On entend souvent dire que les signaux sont que l'enfant a de plus mauvaises notes, que le travail scolaire est en chute... Ce n'est pas forcément vrai. J'ai vécu les deux situations, puisque ma fille aînée s'est fait harceler en quatrième, et ma plus jeune fille a fait partie d'un groupe d'enfants qui harcelaient. Un enfant ne dit pas qu'il est harcelé, on ne le sait pas ! Je l'ai su au conseil de classe, puisque certains enseignants s'en étaient rendu compte - mais ne m'avaient pas alertée, alors que je fais partie du conseil d'administration ! Les enseignants sont un levier important d'information. Ma fille aînée avait essayé de m'en parler, et je lui avais dit que ce n'était rien et que cela allait passer. Du coup, elle a arrêté totalement de m'en parler. Ses notes sont restées les mêmes, et je ne me suis rendu compte de rien. C'est l'enseignante qui a vu le changement en classe : lorsqu'elle interrogeait ma fille, toute la classe se mettait à rire... On ne saurait dire assez l'importance de l'implication du chef d'établissement, puisque les outils de prévention sont là.

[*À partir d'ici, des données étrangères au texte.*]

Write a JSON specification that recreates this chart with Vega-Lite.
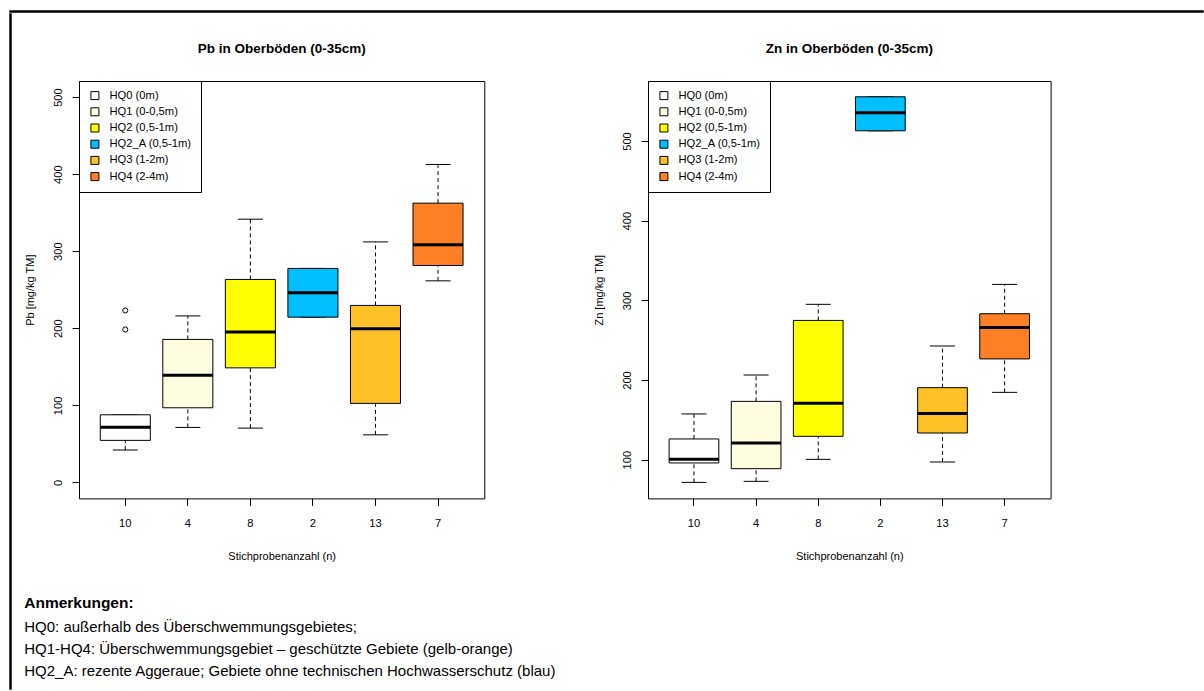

Ma dernière fille, elle, a fait partie d'un groupe de harceleurs. Je ne m'en suis pas rendu compte, jusqu'à ce que le CPE m'appelle. Notre fédération parle moins de co-éducation que d'accompagnement à l'éducation : les parents restent les premiers éducateurs. Je suis donc intervenue. Il n'est pas normal qu'un enfant puisse arriver à l'école, en 2021, en ayant mal au ventre. Mais c'est dur d'expliquer à un parent que son enfant harcèle. Bien souvent, la réponse est le déni. C'est tout le drame du harcèlement : s'il n'y a pas une personne pour le dire, nul ne le reconnaît. Comme c'était un groupe d'élèves, j'ai appelé les autres parents. Ma démarche était mieux perçue lorsque j'expliquais que ma fille était dans le groupe... Il y avait des signes que je n'ai pas su percevoir. Mais il n'est pas évident de surveiller sans être intrusif !
Vous évoquez le rappel à la loi. Cela reste des enfants, qui ne comprennent pas forcément la portée de cet acte. Sur le cyberharcèlement, c'est la police nationale ou la gendarme qui doivent intervenir, car ils peuvent enlever les photos. Nous ne sommes pas assez formés, et ce n'est pas notre rôle. Bien sûr, il faut expliquer aux parents qu'il faut être vigilant. Le rappel à la loi fonctionne peut-être pour certains parents. Mais beaucoup sont dans le déni.
Vous évoquez enfin la responsabilité des réseaux sociaux. Interdire le téléphone, par exemple avant 13 ans, est une utopie. En tant que parent, je préfère que ma fille ait son téléphone, au collège ou bien au lycée, et que je puisse la joindre. Mais je suis d'accord : les responsables des réseaux sociaux doivent être beaucoup plus fortement sanctionnés, pour les responsabiliser davantage. Certes, les assurances scolaires proposent de plus en plus d'aider à supprimer les images - moyennant un forfait supplémentaire, toutefois, qui n'est pas à la portée de tous les parents.